Games shape player behaviour by presenting goals which players attempt to fulfil.
This is the most common “folk” theory of the relationship between game design and player behaviour. It is also one central to most game design literature and to much work within the game studies field.
In this dissertation, the simple idea that players try to win is explicated through a “Rational Player Model”, a tool for understanding the relationship between game goals and the behaviour of players who try to reach these goals. The model is discussed and applied in two capacities:
A) As a model for formal analysis which can used to understand and categorize certain aspects of games related to goals. Here, video games are studied through the lens of (economic) game theory in order to determine, for instance, the types of conflict dynamics the games will elicit given Rational Player assumptions.

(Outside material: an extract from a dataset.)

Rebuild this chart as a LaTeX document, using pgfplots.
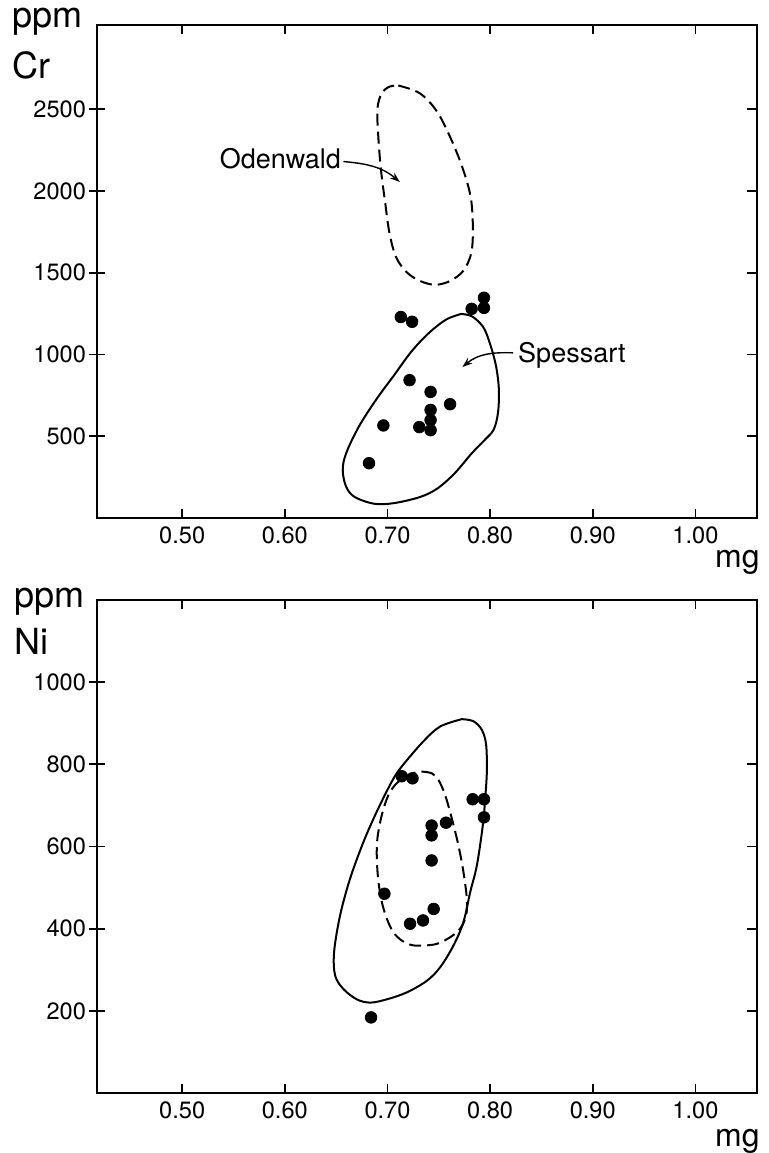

B) As an ideal type of actual player behaviour. Here, the model is used to derive concrete predictions about video game player behaviour which are then compared to actual play in an empirical study of multiplayer console gaming. The dissertation finds that the Rational Player Model is one of four models of player behaviour common in the game studies/design literature and that it is the predominant model within game design. Also, the model is found to often operate at so deep a level as to be unstated. Applying the model analytically, video games are
categorized as competitive, semicooperative or cooperative and it is shown how the number of players influence a game’s conflict dynamics. This leads to an analysis of “strategicness” of different game types; a combined measure of the degree to which other players matter to the choices of the “rational” player and the range of these choices.
Finally, deriving behavioural predictions from the model and comparing these to data from a study on multiplayer console play, players are found to behave “rationally” within the gamespace itself while working to fulfil various social functions in their verbal interaction.